Core retail sales exclude autos, gas, building materials, as well as bar and restaurant sales. This metric declined 0.1% in June after being flat in May. Core retail sales growth is the figure used to calculate the increase in spending on consumer goods in the GDP report. Let's hope that spending on services increased significantly, because the contribution from goods is now looking like a goose egg for the second quarter. Consumer spending on goods and services combined gives us personal consumption expenditures, or PCE, which accounts for approximately 70% of overall economic growth.
Total business inventories, which include those of retailers, wholesalers, and manufacturers, rose 0.3% in May, while business sales fell 0.2%. This led to a modest increase in the inventory-to-sales ratio to 1.38, which weighs on future inventory building and limits pricing power. More troubling is that the inventory build was driven by the continued production of autos and auto parts at a time when sales are rolling over. Still, the 0.3% increase in inventories, which follows the 0.2% decline in April, is a modest lift to second quarter economic growth.
Consumer Price Index
The CPI was flat in June, but the year-over-year rate of increase fell from 1.9% to 1.6%. The core index, which excludes food and energy, rose just 0.1% and is now up 1.7% on a year-over-year basis. This small decline in the rate of inflation is a welcome relief to consumers who earn an hourly wage, but it limits pricing power for companies.
Real income, as measured by average hourly earnings, rose from 0.6% on a year-over-year basis in May to 1.1% in June. This is good news after what were three consecutive months of declining real annual income during the first quarter. The bad news is that the increase is a function of a lower rate of inflation rather than an increase in average hourly earnings.
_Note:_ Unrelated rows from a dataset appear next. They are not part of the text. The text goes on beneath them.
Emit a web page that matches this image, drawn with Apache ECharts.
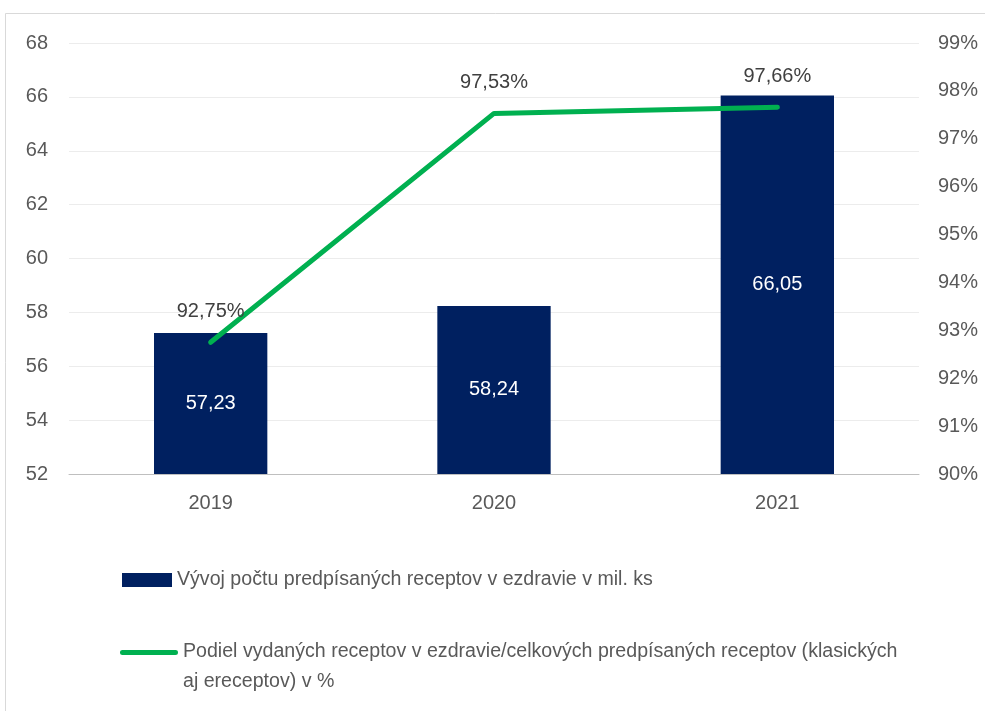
<!DOCTYPE html>
<html>
<head>
<meta charset="utf-8">
<script src="https://cdn.jsdelivr.net/npm/echarts@6/dist/echarts.min.js"></script>
<style>
  html, body { margin: 0; padding: 0; background: #fff; }
  #view { width: 985px; height: 711px; }
</style>
</head>
<body>
<div id="view"></div>
<script>
var years = ['2019', '2020', '2021'];
var receptyMil = [57.23, 58.24, 66.05];
var podielPct = [92.75, 97.53, 97.66];
var barName = 'Vývoj počtu predpísaných receptov v ezdravie v mil. ks';
var lineName = 'Podiel vydaných receptov v ezdravie/celkových predpísaných receptov (klasických aj ereceptov) v %';

function comma(v, d) {
    return v.toFixed(d).replace('.', ',');
}

var myChart = echarts.init(document.getElementById('view'));
var font = '"Liberation Sans", Arial, sans-serif';
var fs = 20;
var lfs = 19.6;
// line icon sits on the first text row: tiny dot at the bottom stretches the box
var lineIcon = 'path://M2.5,0h51a2.5,2.5,0,0,1,0,5h-51a2.5,2.5,0,0,1,0,-5z M0,34h0.01v0.01h-0.01z';
var option = {
    backgroundColor: '#fff',
    textStyle: { fontFamily: font },
    graphic: [{
        type: 'rect',
        shape: { x: 5.5, y: 13.5, width: 1000, height: 720 },
        style: { fill: 'none', stroke: '#d9d9d9', lineWidth: 1 },
        silent: true
    }],
    grid: { left: 69, right: 66, top: 43, bottom: 237, outerBoundsMode: 'none' },
    legend: [{
        data: [{ name: barName, icon: 'rect' }],
        left: 117, top: 565,
        orient: 'vertical',
        itemWidth: 50, itemHeight: 14, itemGap: 6,
        textStyle: { color: '#595959', fontSize: lfs, fontFamily: font }
    }, {
        data: [{ name: lineName, icon: lineIcon }],
        left: 115, top: 632,
        orient: 'vertical',
        symbolKeepAspect: false,
        itemWidth: 58, itemHeight: 34, itemGap: 4,
        formatter: function (n) { return n.replace(' aj ', '\naj '); },
        textStyle: { color: '#595959', fontSize: lfs, fontFamily: font, lineHeight: 30 }
    }],
    xAxis: {
        type: 'category',
        data: years,
        axisTick: { show: false },
        axisLine: { lineStyle: { color: '#bfbfbf', width: 1 } },
        axisLabel: { color: '#595959', fontSize: fs, margin: 19 }
    },
    yAxis: [{
        type: 'value',
        min: 52, max: 68, interval: 2,
        axisLine: { show: false },
        axisTick: { show: false },
        axisLabel: { color: '#595959', fontSize: fs, margin: 21 },
        splitLine: { lineStyle: { color: '#ececec', width: 1 } }
    }, {
        type: 'value',
        min: 90, max: 99, interval: 1,
        axisLine: { show: false },
        axisTick: { show: false },
        axisLabel: { color: '#595959', fontSize: fs, margin: 19, formatter: function (v) { return v + '%'; } },
        splitLine: { show: false }
    }],
    series: [{
        name: barName,
        type: 'bar',
        data: receptyMil,
        barWidth: '40%',
        itemStyle: { color: '#002060' },
        label: {
            show: true, position: 'inside', color: '#fff', fontSize: fs,
            formatter: function (p) { return comma(p.value, 2); }
        }
    }, {
        name: lineName,
        type: 'line',
        yAxisIndex: 1,
        data: podielPct,
        symbol: 'circle',
        symbolSize: 1,
        showSymbol: true,
        lineStyle: { color: '#00b050', width: 5, cap: 'round' },
        itemStyle: { color: '#00b050' },
        label: {
            show: true, position: 'top', distance: 20, color: '#404040', fontSize: fs,
            formatter: function (p) { return comma(p.value, 2) + '%'; }
        }
    }]
};
myChart.setOption(option);
</script>
</body>
</html>
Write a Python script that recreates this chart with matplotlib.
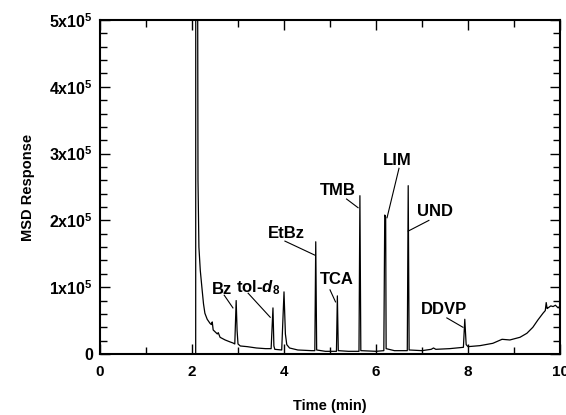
import matplotlib
matplotlib.use("Agg")
import matplotlib.pyplot as plt
from matplotlib.ticker import MultipleLocator, FuncFormatter

plt.rcParams['font.family'] = ['Liberation Sans', 'DejaVu Sans']
plt.rcParams['font.weight'] = 'bold'
plt.rcParams['mathtext.fontset'] = 'custom'
plt.rcParams['mathtext.rm'] = 'Liberation Sans:bold'
plt.rcParams['mathtext.it'] = 'Liberation Sans:bold:italic'
plt.rcParams['mathtext.bf'] = 'Liberation Sans:bold'

# chromatogram trace (time in min, response in counts)
time_min = [2.06, 2.08, 2.085, 2.13, 2.15, 2.18, 2.22, 2.25, 2.28, 2.33, 2.39, 2.42,
            2.44, 2.46, 2.55, 2.57, 2.61, 2.72, 2.83, 2.89, 2.93, 2.96, 2.98, 3.00,
            3.05, 3.20, 3.40, 3.60, 3.72, 3.76, 3.78, 3.80, 3.95, 4.00, 4.03, 4.06,
            4.12, 4.30, 4.60, 4.67, 4.69, 4.71, 4.90, 5.14, 5.16, 5.18, 5.40, 5.63,
            5.65, 5.67, 6.00, 6.17, 6.19, 6.21, 6.22, 6.40, 6.68, 6.70, 6.72, 7.00,
            7.20, 7.25, 7.30, 7.60, 7.90, 7.93, 7.96, 8.00, 8.26, 8.54, 8.74, 8.91,
            9.13, 9.28, 9.41, 9.52, 9.63, 9.68, 9.70, 9.72, 9.74, 9.80, 9.85, 9.90,
            9.96, 10.0]
response = [0, 0, 2.0e6, 2.6e5, 1.6e5, 1.25e5, 9.6e4, 7.5e4, 6.1e4, 5.2e4, 4.6e4, 4.4e4,
            4.8e4, 3.6e4, 3.0e4, 3.2e4, 2.5e4, 2.1e4, 1.8e4, 1.65e4, 1.5e4, 8.0e4, 3.5e4, 1.5e4,
            1.2e4, 1.1e4, 9e3, 8e3, 8e3, 6.9e4, 1.2e4, 7e3, 6e3, 9.3e4, 3.0e4, 1.4e4,
            9e3, 6e3, 5e3, 5e3, 1.68e5, 6e3, 4e3, 4e3, 8.7e4, 5e3, 4e3, 4e3,
            2.37e5, 5e3, 4e3, 5e3, 2.08e5, 2.05e5, 8e3, 5e3, 5e3, 2.52e5, 6e3, 5e3,
            7e3, 9e3, 7e3, 8e3, 1.0e4, 5.2e4, 1.4e4, 1.1e4, 1.25e4, 1.6e4, 2.2e4, 2.1e4,
            2.5e4, 3.1e4, 4.0e4, 5.1e4, 6.1e4, 6.5e4, 7.7e4, 6.8e4, 6.9e4, 7.2e4, 7.1e4, 7.3e4,
            6.9e4, 7.2e4]

# peak labels: text position and leader line (start, end)
labels = ["Bz", r"tol-$\mathit{d}_{\mathit{8}}$", "EtBz", "TCA", "TMB", "LIM", "UND", "DDVP"]
label_xy = [(2.65, 0.97e5), (3.43, 1.0e5), (4.05, 1.81e5), (5.15, 1.11e5),
            (5.17, 2.45e5), (6.46, 2.90e5), (7.28, 2.13e5), (7.48, 0.66e5)]
leader_from = [(2.70, 0.88e5), (3.22, 0.91e5), (4.02, 1.69e5), (5.00, 0.96e5),
               (5.36, 2.32e5), (6.50, 2.78e5), (7.15, 2.00e5), (7.54, 0.54e5)]
leader_to = [(2.89, 0.69e5), (3.70, 0.55e5), (4.67, 1.48e5), (5.12, 0.78e5),
             (5.61, 2.19e5), (6.24, 2.04e5), (6.70, 1.84e5), (7.89, 0.40e5)]

fig = plt.figure(figsize=(5.66, 4.15), dpi=100)
ax = fig.add_axes([0.1767, 0.147, 0.8127, 0.8048])

ax.plot(time_min, response, color="black", lw=0.9)

for lab, xy, p0, p1 in zip(labels, label_xy, leader_from, leader_to):
    ax.text(xy[0], xy[1], lab, ha="center", va="center", fontsize=12, fontweight="bold")
    ax.plot([p0[0], p1[0]], [p0[1], p1[1]], color="black", lw=0.8)

ax.set_xlim(0, 10)
ax.set_ylim(0, 5e5)
ax.xaxis.set_major_locator(MultipleLocator(2))
ax.xaxis.set_minor_locator(MultipleLocator(1))
ax.yaxis.set_major_locator(MultipleLocator(1e5))
ax.yaxis.set_minor_locator(MultipleLocator(2e4))


def yfmt(v, pos):
    n = int(round(v / 1e5))
    if n == 0:
        return "0"
    return f"{n}x10$^{{5}}$"


ax.yaxis.set_major_formatter(FuncFormatter(yfmt))
ax.tick_params(which="both", direction="in", top=True, right=True, width=1)
ax.tick_params(which="major", length=7)
ax.tick_params(which="minor", length=5)
ax.tick_params(axis="x", labelsize=11, pad=8)
ax.tick_params(axis="y", labelsize=11.5, pad=5)
for s in ax.spines.values():
    s.set_linewidth(1.5)

ax.set_xlabel("Time (min)", fontsize=10.5, fontweight="bold", labelpad=14)
ax.set_ylabel("MSD Response", fontsize=10.5, fontweight="bold", labelpad=10)

fig.savefig("out.png", dpi=100)
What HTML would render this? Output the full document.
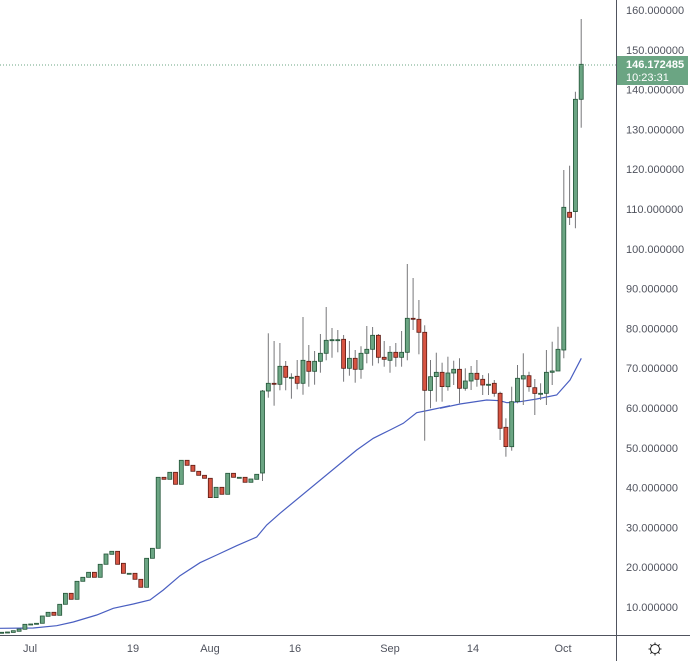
<!DOCTYPE html>
<html><head><meta charset="utf-8"><style>
body{margin:0;background:#fff;width:690px;height:661px;overflow:hidden}
svg{display:block;font-family:"Liberation Sans",sans-serif}
</style></head><body>
<svg id="c" width="690" height="661" xmlns="http://www.w3.org/2000/svg"></svg>
<script>
var s='';
// price axis labels
for(var p=160;p>=10;p-=10){var y=10+(160-p)*3.98;s+='<text x="626" y="'+(y+4)+'" font-size="11" fill="#50535e">'+p.toFixed(6)+'</text>';}
s+='<line x1="616.5" y1="0" x2="616.5" y2="661" stroke="#50535e" stroke-width="1"/>';
s+='<line x1="0" y1="635.5" x2="690" y2="635.5" stroke="#50535e" stroke-width="1"/>';
[['Jul',30],['19',133],['Aug',210],['16',295],['Sep',390],['14',473],['Oct',563]].forEach(function(a){s+='<text x="'+a[1]+'" y="652" font-size="11" fill="#50535e" text-anchor="middle">'+a[0]+'</text>';});
// gear
s+='<circle cx="655" cy="649" r="4.5" fill="none" stroke="#222" stroke-width="1"/>';
for(var k=0;k<8;k++){var a=k*Math.PI/4;s+='<line x1="'+(655+4.5*Math.cos(a))+'" y1="'+(649+4.5*Math.sin(a))+'" x2="'+(655+6.5*Math.cos(a))+'" y2="'+(649+6.5*Math.sin(a))+'" stroke="#222" stroke-width="1"/>';}
// data: [o,c,h,l] zoomed
var z1=[[698,697,700,696],[697,696,699,695],[697,692,698,691],[694,687,695,686],[688,673,690,671],[672,672,680,665],[673,670,678,663],[670,648,672,645],[649,637,652,622],[637,646,652,632],[646,613,647,595],[613,580,620,540],[580,598,608,548],[598,544,607,540],[544,532,555,505],[532,517,550,505],[517,532,548,505],[532,493,542,462],[493,462,512,447],[463,454,478,383],[454,493,505,410],[490,520,540,478],[520,520,540,486],[520,538,557,505],[538,562,575,530],[562,475,568,462],[475,445,485,430],[445,232,455,138],[232,238,285,131],[238,217,293,150],[217,253,375,117],[253,181,315,66],[181,196,230,107],[196,214,253,150],[214,226,275,165],[226,235,253,187],[235,293,298,215],[293,262,305,218],[262,283,290,250],[283,220,298,183],[220,232,278,180],[232,232,278,180],[232,247,275,205],[247,237,275,155],[238,223,262,165]];
var C=[];z1.forEach(function(d){C.push(d.map(function(v){return 400+v/3;}));});
C.push([473,391,250+0/3+391-250,480]);C[45]=[473,391,250+420/3,481];
var z2=[[423,400,250,443],[400,403,273,467],[403,349,279,421],[349,382,333,421],[382,382,370,446],[379,400,330,418],[400,331,201,434],[334,364,285,410],[364,334,303,404],[334,310,252,368],[310,271,171,331],[269,269,234,323],[269,269,240,307],[268,355,255,395],[355,325,273,377],[325,358,300,398],[358,310,289,386],[310,298,228,340],[298,256,231,347],[256,322,252,340],[322,328,273,350],[331,307,288,368],[307,322,279,350],[322,307,243,350],[307,205,42,331],[205,208,84,240],[208,247,150,313]];
z2.forEach(function(d){C.push(d.map(function(v){return 250+v/3;}));});
var z3=[[1138,1282,1000,1320],[1171,1130,1080,1225],[1130,1117,1058,1205],[1117,1160,1088,1205],[1160,1119,1070,1172],[1119,1108,1082,1155],[1108,1165,1075,1210],[1165,1143,1105,1172],[1143,1120,1098,1170],[1120,1138,1080,1160],[1138,1155,1125,1185],[1153,1153,1120,1185],[1150,1180,1140,1190],[1180,1285,1175,1320],[1282,1340,1255,1370],[1340,1205,1160,1352],[1205,1135,1095,1210],[1137,1127,1060,1215],[1127,1160,1115,1175],[1163,1180,1137,1245],[1180,1180,1150,1200],[1180,1117,1050,1215],[1117,1113,1025,1155],[1113,1048,980,1095],[1050,622,510,1075],[637,652,497,675],[635,298,275,685],[298,193,57,383]];
// index 73 from zoom2 is more reliable; z3 starts at 73 -> replace 73 with z2-derived, skip z3[0]
C.push([250+247/3,250+421/3,250+226/3,250+572/3]);
for(var i=1;i<z3.length;i++)C.push(z3[i].map(function(v){return v/3;}));
// MA
var ma=[];
[[0,685],[100,684],[170,677],[220,666],[290,645],[340,625],[400,612],[450,600],[490,570],[540,527],[600,488],[650,465],[710,437],[770,411],[800,375],[840,340]].forEach(function(p){ma.push([p[0]/3,400+p[1]/3]);});
[[320,600],[370,565],[420,540],[460,520],[500,488],[540,480],[600,467]].forEach(function(p){ma.push([250+p[0]/3,250+p[1]/3]);});
[[60,1225],[120,1212],[200,1200],[240,1202],[260,1208],[300,1205],[350,1197],[410,1185],[450,1140],[484,1075]].forEach(function(p){ma.push([420+p[0]/3,p[1]/3]);});
s+='<polyline fill="none" stroke="#4a5fc1" stroke-width="1.2" points="'+ma.map(function(p){return p[0].toFixed(1)+','+p[1].toFixed(1);}).join(' ')+'"/>';
// candles
C.forEach(function(d,i){var x=1.7+5.795*i;var o=d[0],c=d[1],h=d[2],l=d[3];var up=c<=o;
var top=Math.min(o,c),bot=Math.max(o,c);if(bot-top<1){bot=top+1;}
s+='<line x1="'+x.toFixed(1)+'" y1="'+Math.min(h,top).toFixed(1)+'" x2="'+x.toFixed(1)+'" y2="'+Math.max(l,bot).toFixed(1)+'" stroke="#77777a" stroke-width="1"/>';
s+='<rect x="'+(x-2).toFixed(1)+'" y="'+top.toFixed(1)+'" width="4" height="'+(bot-top).toFixed(1)+'" fill="'+(up?'#6ba583':'#d75442')+'" stroke="'+(up?'#225437':'#5b1a13')+'" stroke-width="0.8"/>';});
// last price
s+='<line x1="0" y1="65" x2="616" y2="65" stroke="#6ba583" stroke-width="1" stroke-dasharray="1,2"/>';
s+='<rect x="617" y="56" width="71" height="29" fill="#6ba583"/>';
s+='<text x="626" y="68" font-size="11" font-weight="bold" fill="#fff">146.172485</text>';
s+='<text x="626" y="81" font-size="11" fill="#fff">10:23:31</text>';
document.getElementById('c').innerHTML=s;
</script>
</body></html>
Industrial production rose 0.4% in June, led by a 1.6% increase in mining activity. Utility output was flat, while manufacturing recovered by 0.2%, following the prior month's 0.4% decline. With manufacturing accounting for the largest percentage of overall industrial production, this is a relatively uninspiring report. It still concerns me that motor vehicle production continues to increase, rising 0.7% last month, when sales are slowing and inventories are bloated. This will weigh on industrial production in the months ahead. Capacity utilization was unchanged at 76.6%, which is 3.3% below its historical average.
As I have been expecting, consumer and business confidence levels are starting to wane. The NFIB Small Business Optimism index has been in gradual decline since the beginning of the year, as the consensus recognizes that healthcare and tax reform will not occur in 2017. Washington continues to be completely dysfunctional.
The University of Michigan's Consumer Sentiment Index fell to 93.1 from June's reading of 95.1, but it is the assessment of expectations that is the most concerning. The Index of Consumer Expectations has now fallen to 80.2, which is 10 points below its peak at the beginning of the year, as well as the lowest level since last year's election in November. A significant decline in expectations is consistent with slower rates of economic growth moving forward.
Consumer and business confidence surged following last November's presidential election, and the stock market followed. The consensus was expecting tax reform, infrastructure spending, and a cheaper and better healthcare alternative to the Affordable Care Act. More than six months later, nothing has been accomplished, as the data points that measure the strength of our economy have been falling below expectation for months. The economy is in desperate need of fiscal stimulus, especially as the Federal Reserve embarks on plans to tighten monetary policy.
Now, confidence levels are starting to soften, and I expect that the rate of consumption will follow, as the reality of an indefinite stalemate in Washington weighs on the outlook. The soft data is falling in line with the hard data.